Florida voters made history on Tuesday, amending their state constitution to automatically restore voting rights to people with felony convictions once they complete their sentences. But there still could be hurdles facing the newly enfranchised Floridians, of whom there may be up to 1.4 million.
The measure, known as Amendment 4, erases a state policy of permanent disenfranchisement rooted in the Jim Crow South that blocked more than 1 in 5 African-Americans in the state from voting. The amendment, which goes into effect Jan. 8, makes it clear that people with felony convictions ― except those convicted of murder and sexual offenses ― can vote once they complete their sentences, including probation and parole. Estimates show those newly enfranchised voters, 10 percent of the state’s voting population, could make a difference politically ― but it’s unlikely there will be a new wave of voters casting ballots immediately.
Since 2007, of the people in Florida with felony convictions who went to prison and then went through the state’s cumbersome process to get their voting rights restored, only 14 percent have registered to vote, according to an estimate from the Brennan Center for Justice. In Florida’s August primary, turnout among formerly incarcerated people who had their voting rights restored was three-quarters of the statewide average, the Brennan Center found. (The estimate does not include people convicted of a felony who are sentenced to parole or probation.)
Kirk Bailey, political director at the American Civil Liberties Union of Florida, which backed Amendment 4, said the measure is “self-executing,” meaning Florida lawmakers will not have a say in how the amendment is implemented.
Still, the state could make it difficult for people to regain their voting rights. Once Amendment 4 goes into effect, it’s unclear whether the state will only allow people to vote once they entirely repay the fines and fees associated with their sentences, which can quickly add up to hundreds, if not thousands, of dollars.
“That’s been sort of the big secret of the criminal justice system ― people are on probation or parole, [and] one of the conditions [of completion] is pay your fines and fees,” said Marc Mauer, executive director of the Sentencing Project, a criminal justice nonprofit organization. “These are indigent people and the fines and fees are quite excessive, so it doesn’t get paid. Typically, if you abide by the other conditions of probation, then they just ignore the fines and fees.”
In February, Mauer co-authored a memo noting that 40 percent of the people waiting to have their voting rights restored in Florida had outstanding fines and fees. If that percentage is the same in 2018, Mauer estimated that the number of people eligible to get their voting rights back would drop from 1.4 million to about 840,000.
Thirty states require people with felony convictions to repay all their fines and fees before they can regain the right to vote, according to a 2016 report by the Alliance for a Just Society. Nine states explicitly require repayment of these obligations in order to vote, while the remaining 21 say repayment is a condition of completing a sentence, which in turn is a condition of getting to vote again. AJS’ report says that to make voting rights contingent on repaying these fees is a “modern poll tax.”

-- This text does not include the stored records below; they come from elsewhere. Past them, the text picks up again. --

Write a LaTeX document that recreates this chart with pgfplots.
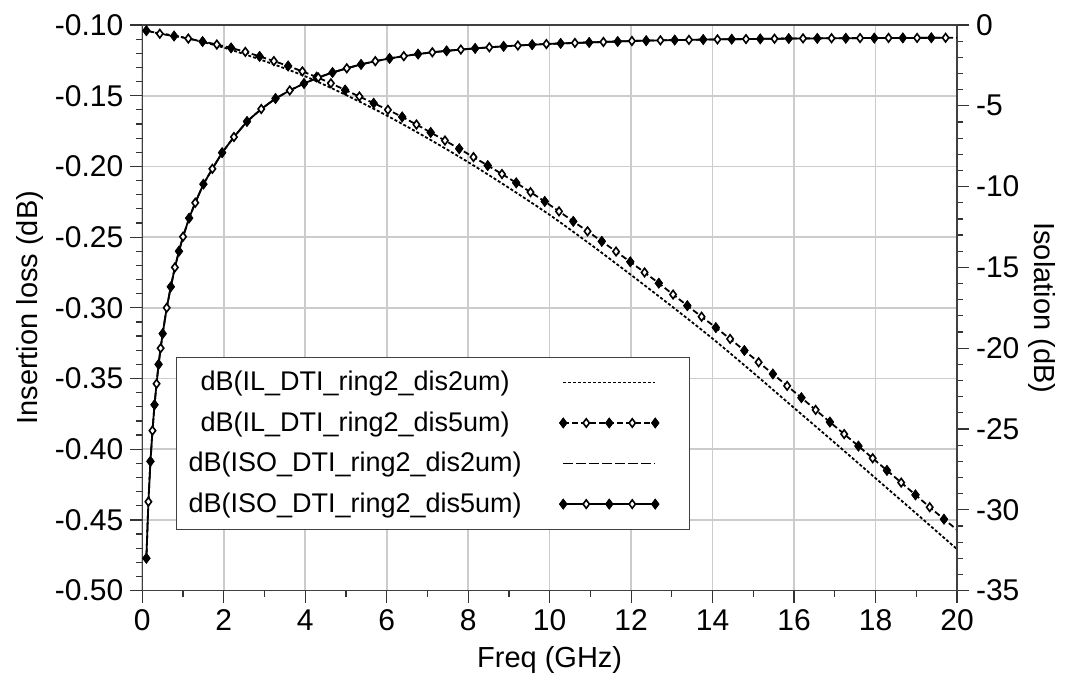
\documentclass[border=0pt]{standalone}
\usepackage{fontspec}
\setmainfont{Liberation Sans}
\usepackage{pgfplots}
\usepackage{pgfplotstable}
\pgfplotsset{compat=1.18}

\pgfplotstableread{
x y
0.1 -0.1043
1 -0.1087
2 -0.1160
3 -0.1255
4 -0.1363
5 -0.1495
6 -0.1640
7 -0.1800
8 -0.1970
9 -0.2152
10 -0.2343
11 -0.2551
12 -0.2768
13 -0.2990
14 -0.3218
15 -0.3460
16 -0.3708
17 -0.3955
18 -0.4205
19 -0.4455
20 -0.4707
}\ILtwo

\pgfplotstableread{
x y
0.1 -0.1040
0.43 -0.1062
0.78 -0.1078
1.13 -0.1096
1.48 -0.1117
1.83 -0.1138
2.18 -0.1162
2.53 -0.1190
2.88 -0.1222
3.23 -0.1255
3.58 -0.1290
3.93 -0.1328
4.28 -0.1368
4.63 -0.1412
4.98 -0.1460
5.33 -0.1506
5.68 -0.1553
6.03 -0.1600
6.38 -0.1650
6.73 -0.1704
7.08 -0.1760
7.43 -0.1817
7.78 -0.1875
8.13 -0.1934
8.48 -0.1994
8.83 -0.2054
9.18 -0.2116
9.53 -0.2182
9.88 -0.2248
10.23 -0.2318
10.58 -0.2389
10.93 -0.2459
11.28 -0.2530
11.63 -0.2602
11.98 -0.2675
12.33 -0.2750
12.68 -0.2826
13.03 -0.2906
13.38 -0.2985
13.73 -0.3063
14.08 -0.3140
14.43 -0.3220
14.78 -0.3302
15.13 -0.3385
15.48 -0.3468
15.83 -0.3552
16.18 -0.3636
16.53 -0.3722
16.88 -0.3808
17.23 -0.3893
17.58 -0.3978
17.93 -0.4064
18.28 -0.4150
18.63 -0.4236
18.98 -0.4323
19.33 -0.4410
19.68 -0.4495
20.0 -0.4570
}\ILfive

\pgfplotstableread{
x y
0.1 -33.0
0.15 -29.5
0.2 -27.0
0.25 -25.1
0.3 -23.5
0.35 -22.2
0.4 -21.0
0.45 -20.0
0.5 -19.1
0.6 -17.5
0.7 -16.2
0.8 -15.0
0.9 -14.0
1.0 -13.1
1.15 -11.95
1.3 -11.0
1.5 -9.85
1.72 -8.9
1.96 -7.9
2.25 -6.93
2.57 -5.97
2.92 -5.2
3.27 -4.55
3.62 -4.05
3.97 -3.62
4.32 -3.25
4.67 -2.94
5.02 -2.68
5.37 -2.44
5.72 -2.24
6.07 -2.07
6.42 -1.93
6.77 -1.80
7.12 -1.69
7.47 -1.60
7.82 -1.52
8.17 -1.45
8.52 -1.38
8.87 -1.32
9.22 -1.27
9.57 -1.22
9.92 -1.18
10.27 -1.14
10.62 -1.11
10.97 -1.08
11.32 -1.05
11.67 -1.02
12.02 -0.99
12.37 -0.97
12.72 -0.95
13.07 -0.93
13.42 -0.92
13.77 -0.90
14.12 -0.89
14.47 -0.88
14.82 -0.87
15.17 -0.86
15.52 -0.85
15.87 -0.84
16.22 -0.83
16.57 -0.83
16.92 -0.82
17.27 -0.82
17.62 -0.81
17.97 -0.81
18.32 -0.80
18.67 -0.80
19.02 -0.80
19.37 -0.79
19.72 -0.79
}\ISOfive

\pgfplotstableread{
x y
0.1 -33.0
0.15 -29.5
0.2 -27.0
0.25 -25.1
0.3 -23.5
0.35 -22.2
0.4 -21.0
0.45 -20.0
0.5 -19.1
0.6 -17.5
0.7 -16.2
0.8 -15.0
0.9 -14.0
1.0 -13.1
1.15 -11.95
1.3 -11.0
1.5 -9.85
1.72 -8.9
1.96 -7.9
2.25 -6.93
2.57 -5.97
2.92 -5.2
3.27 -4.55
3.62 -4.05
3.97 -3.62
4.32 -3.25
4.67 -2.94
5.02 -2.68
5.37 -2.44
5.72 -2.24
6.07 -2.07
6.42 -1.93
6.77 -1.80
7.12 -1.69
7.47 -1.60
7.82 -1.52
8.17 -1.45
8.52 -1.38
8.87 -1.32
9.22 -1.27
9.57 -1.22
9.92 -1.18
10.27 -1.14
10.62 -1.11
10.97 -1.08
11.32 -1.05
11.67 -1.02
12.02 -0.99
12.72 -0.95
13.42 -0.92
14.12 -0.89
14.82 -0.87
15.52 -0.85
16.22 -0.83
16.92 -0.82
17.62 -0.81
18.32 -0.80
19.02 -0.80
19.72 -0.79
20.0 -0.79
}\ISOtwo

\pgfplotsset{
  il2line/.style={black, line width=0.9pt, dash pattern=on 1.5pt off 1pt},
  il5line/.style={black, line width=0.9pt, dash pattern=on 3pt off 1.5pt},
  iso2line/.style={black, line width=0.9pt, dash pattern=on 5pt off 1.5pt},
  iso5line/.style={black, line width=0.9pt, solid},
  markstyle/.style={mark=diamond*, mark size=2.1pt, mark options={solid, fill=white, draw=black, line width=0.8pt}},
  linelegend/.style={legend image code/.code={\draw[##1] (0pt,0pt) -- (46pt,0pt); \path (53pt,0pt);}},
  marklegend/.style={legend image code/.code={%
      \draw[##1] plot coordinates {(0pt,0pt) (11.5pt,0pt) (23pt,0pt) (34.5pt,0pt) (46pt,0pt)};%
      \draw[##1, only marks, mark options={solid, fill=black, draw=black, line width=0.8pt}] plot coordinates {(0pt,0pt) (23pt,0pt) (46pt,0pt)};%
      \path (53pt,0pt);}},
  commonax/.style={
    at={(0pt,0pt)}, anchor=south west,
    scale only axis, width=407.35pt, height=282.8pt,
    xmin=0, xmax=20,
    tick align=outside,
    major tick length=6pt, minor tick length=3pt,
    tick style={black!80, line width=0.6pt},
    axis line style={black!75, line width=0.75pt},
    tick label style={font=\fontsize{15}{18}\selectfont},
  },
}

\begin{document}
\begin{tikzpicture}
\useasboundingbox (-71.15pt,-46.7pt) rectangle (463.85pt,295.3pt);
\begin{axis}[
  commonax,
  ymin=-0.5, ymax=-0.1,
  xtick={0,2,4,6,8,10,12,14,16,18,20},
  xticklabels={0,2,4,6,8,10,12,14,16,18,20},
  ytick={-0.50,-0.45,-0.40,-0.35,-0.30,-0.25,-0.20,-0.15,-0.10},
  yticklabels={-0.50,-0.45,-0.40,-0.35,-0.30,-0.25,-0.20,-0.15,-0.10},
  minor x tick num=1, minor y tick num=4,
  tick pos=left,
  grid=major, major grid style={gray!40, line width=0.8pt},
  xlabel={Freq (GHz)}, ylabel={Insertion loss (dB)},
  every axis x label/.style={at={(axis description cs:0.5,-0.1227)}, anchor=center, font=\fontsize{14.5}{17}\selectfont},
  every axis y label/.style={at={(axis description cs:-0.1378,0.5)}, anchor=center, rotate=90, font=\fontsize{14.5}{17}\selectfont},
]
\addplot[il2line, smooth, forget plot] table[x=x,y=y] {\ILtwo};
\addplot[il5line, forget plot] table[x=x,y=y] {\ILfive};
\addplot[only marks, markstyle, restrict x to domain=0:19.9, forget plot] table[x=x,y=y] {\ILfive};
\addplot[only marks, markstyle, mark options={solid, fill=black, draw=black, line width=0.8pt}, mark repeat=2, restrict x to domain=0:19.9, forget plot] table[x=x,y=y] {\ILfive};
\end{axis}
\begin{axis}[
  commonax,
  ymin=-35, ymax=0,
  axis x line=none, axis y line*=right,
  ytick={-35,-30,-25,-20,-15,-10,-5,0},
  yticklabels={-35,-30,-25,-20,-15,-10,-5,0},
  minor y tick num=4,
  ylabel={Isolation (dB)},
  every axis y label/.style={at={(axis description cs:1.1043,0.5)}, anchor=center, rotate=-90, font=\fontsize{14.5}{17}\selectfont},
  legend plot pos=right,
  legend cell align=center,
  legend style={at={(axis description cs:0.041,0.4135)}, anchor=north west,
    draw=black!75, font=\fontsize{13.5}{16}\selectfont,
    inner xsep=9.5pt, inner ysep=7pt, row sep=9pt, column sep=22.5pt,
    nodes={inner sep=0pt}},
]
\addlegendimage{il2line, linelegend}
\addlegendentry{\makebox[160pt]{dB(IL\_DTI\_ring2\_dis2um)}}
\addlegendimage{il5line, markstyle, marklegend}
\addlegendentry{\makebox[160pt]{dB(IL\_DTI\_ring2\_dis5um)}}
\addlegendimage{iso2line, linelegend}
\addlegendentry{\makebox[160pt]{dB(ISO\_DTI\_ring2\_dis2um)}}
\addlegendimage{iso5line, markstyle, marklegend}
\addlegendentry{\makebox[160pt]{dB(ISO\_DTI\_ring2\_dis5um)}}
\addplot[iso2line, forget plot] table[x=x,y=y] {\ISOtwo};
\addplot[iso5line, forget plot] table[x=x,y=y] {\ISOfive};
\addplot[only marks, markstyle, forget plot] table[x=x,y=y] {\ISOfive};
\addplot[only marks, markstyle, mark options={solid, fill=black, draw=black, line width=0.8pt}, mark repeat=2, forget plot] table[x=x,y=y] {\ISOfive};
\end{axis}
\end{tikzpicture}
\end{document}
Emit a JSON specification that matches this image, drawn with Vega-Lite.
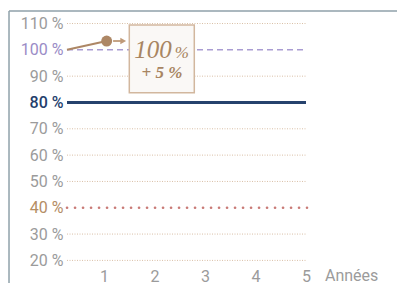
{
  "$schema": "https://vega.github.io/schema/vega-lite/v6.json",
  "width": 330,
  "height": 283,
  "autosize": {"type": "none"},
  "padding": {"left": 67, "top": 0, "right": 0, "bottom": 0},
  "background": "white",
  "config": {"view": {"stroke": null}, "font": "Roboto"},
  "encoding": {
    "x": {
      "field": "x", "type": "quantitative",
      "scale": {"domain": [0.2673, 6.802], "nice": false, "zero": false},
      "axis": {"values": [1, 2, 3, 4, 5], "grid": false, "domain": false, "ticks": false, "tickSize": 0,
        "labelFontSize": 16, "labelColor": "#9b9b9b", "labelFont": "Roboto", "offset": -2, "labelPadding": 0,
        "labelBaseline": "alphabetic", "title": null}
    },
    "y": {
      "field": "y", "type": "quantitative",
      "scale": {"domain": [11.41, 118.94], "nice": false, "zero": false},
      "axis": {"values": [20, 30, 40, 50, 60, 70, 80, 90, 100, 110], "grid": false, "domain": false, "ticks": false,
        "tickSize": 0, "labelPadding": 4, "labelFontSize": 16, "labelFont": "Roboto", "title": null,
        "labelExpr": "datum.value + ' %'",
        "labelColor": {"condition": [
          {"test": "datum.value == 100", "value": "#9a8cc6"},
          {"test": "datum.value == 80", "value": "#24406c"},
          {"test": "datum.value == 40", "value": "#b48d64"}
        ], "value": "#9b9b9b"},
        "labelFontWeight": {"condition": {"test": "datum.value == 80", "value": 500}, "value": "normal"}}
    }
  },
  "layer": [
    {
      "data": {"values": [{"x": -0.881, "x2": 6.802, "y": 114.76}]},
      "mark": {"type": "rule", "color": "#8fa1aa", "strokeWidth": 1.5},
      "encoding": {"x2": {"field": "x2"}}
    },
    {
      "data": {"values": [{"x": -0.881, "y": 114.76, "y2": 11.41}]},
      "mark": {"type": "rule", "color": "#8fa1aa", "strokeWidth": 1.5},
      "encoding": {"y2": {"field": "y2"}}
    },
    {
      "data": {"values": [
        {"y": 20, "x": 0.2673, "x2": 5.02}, {"y": 30, "x": 0.2673, "x2": 5.02}, {"y": 50, "x": 0.2673, "x2": 5.02},
        {"y": 60, "x": 0.2673, "x2": 5.02}, {"y": 70, "x": 0.2673, "x2": 5.02}, {"y": 90, "x": 0.2673, "x2": 5.02},
        {"y": 110, "x": 0.2673, "x2": 5.02}]},
      "mark": {"type": "rule", "color": "#d9bfa6", "strokeWidth": 1, "strokeDash": [1, 1.5]},
      "encoding": {"x2": {"field": "x2"}}
    },
    {
      "data": {"values": [{"y": 40, "x": 0.2673, "x2": 5.02}]},
      "mark": {"type": "rule", "color": "#c97b77", "strokeWidth": 2.6, "strokeDash": [0.1, 7.9], "strokeCap": "round"},
      "encoding": {"x2": {"field": "x2"}}
    },
    {
      "data": {"values": [{"y": 100, "x": 0.2673, "x2": 5.02}]},
      "mark": {"type": "rule", "color": "#a99cd2", "strokeWidth": 1.5, "strokeDash": [6, 4]},
      "encoding": {"x2": {"field": "x2"}}
    },
    {
      "data": {"values": [{"y": 80, "x": 0.2673, "x2": 5.0}]},
      "mark": {"type": "rule", "color": "#26426d", "strokeWidth": 3},
      "encoding": {"x2": {"field": "x2"}}
    },
    {
      "data": {"values": [{"x": 0.2673, "y": 100}, {"x": 1.053, "y": 103.36}]},
      "mark": {"type": "line", "color": "#ad8765", "strokeWidth": 2}
    },
    {
      "data": {"values": [{"x": 1.053, "y": 103.36}]},
      "mark": {"type": "point", "filled": true, "color": "#ad8765", "size": 120, "opacity": 1}
    },
    {
      "data": {"values": [{"x": 1.18, "x2": 1.39, "y": 103.36}]},
      "mark": {"type": "rule", "color": "#bf9a78", "strokeWidth": 1.8},
      "encoding": {"x2": {"field": "x2"}}
    },
    {
      "data": {"values": [{"x": 1.38, "y": 103.36}]},
      "mark": {"type": "point", "shape": "triangle-right", "filled": true, "color": "#bf9a78", "size": 45, "opacity": 1}
    },
    {
      "data": {"values": [{"x": 1.501, "x2": 2.788, "y": 109.44, "y2": 83.72}]},
      "mark": {"type": "rect", "fill": "#faf8f6", "stroke": "#d2b79e", "strokeWidth": 1.5},
      "encoding": {"x2": {"field": "x2"}, "y2": {"field": "y2"}}
    },
    {
      "data": {"values": [{"x": 2.34, "y": 97.0, "t": "100"}]},
      "mark": {"type": "text", "font": "Liberation Serif", "fontStyle": "italic", "fontSize": 25, "color": "#a88562", "align": "right", "baseline": "alphabetic"},
      "encoding": {"text": {"field": "t"}}
    },
    {
      "data": {"values": [{"x": 2.40, "y": 97.0, "t": "%"}]},
      "mark": {"type": "text", "font": "Liberation Serif", "fontStyle": "italic", "fontSize": 17, "color": "#a88562", "align": "left", "baseline": "alphabetic"},
      "encoding": {"text": {"field": "t"}}
    },
    {
      "data": {"values": [{"x": 2.148, "y": 89.19, "t": "+ 5 %"}]},
      "mark": {"type": "text", "font": "Liberation Serif", "fontStyle": "italic", "fontWeight": "bold", "fontSize": 17, "color": "#a88562", "align": "center", "baseline": "alphabetic"},
      "encoding": {"text": {"field": "t"}}
    },
    {
      "data": {"values": [{"x": 5.376, "y": 12.17, "t": "Années"}]},
      "mark": {"type": "text", "font": "Roboto", "fontSize": 16, "color": "#9b9b9b", "align": "left", "baseline": "alphabetic"},
      "encoding": {"text": {"field": "t"}}
    }
  ]
}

The state will also have to figure out a way for law enforcement and correction officials to share information with election officials to determine which people have fully completed their sentences and are eligible to vote.
Even without formal obstacles from the state, organizers still face the challenge of educating people about their new eligibility.
People with a felony conviction who are now eligible to vote might still be hesitant to vote out of fear they could be doing something illegal, said Rob Scott, executive director of the Cornell Prison Education Program in New York.
“There’s all kind of pet theories about what you can and can’t do, in my experience, among people who are incarcerated or formerly incarcerated,” Scott said. “Those are taken very seriously, because a lot of times they have to do with perceived risk of re-arrest, which is like the last thing you want.”
Floridians affected by Amendment 4 also face many of the same barriers faced by voters everywhere. Those can include “lack of transportation, hourly wage jobs that make taking time off to vote difficult, candidates that don’t represent their interests, and a lack of familiarity with the process,” as Kevin Morris, a researcher at the Brennan Center, wrote in a blog post this week.
Neil Volz, political director for the Florida Rights Restoration Coalition, the group that backed Amendment 4, said his organization would emphasize personal stories of people with felony convictions who were voting to convince others to do the same.
“If somebody can say ‘I’m a returning citizen, I’m registering to vote, I need you guys to go register to vote,’ that’s a powerful tool,” Volz said. “Lead by example.”
Mauer said he thinks the particular life experiences of the people affected by Amendment 4 could motivate them to turn out to vote.
“I meet lots of people in prison, or formerly in prison, who never had much interest in politics before,” he said. “And then when they come up against the power of the state justice system, it really is a motivating factor to get them engaged.”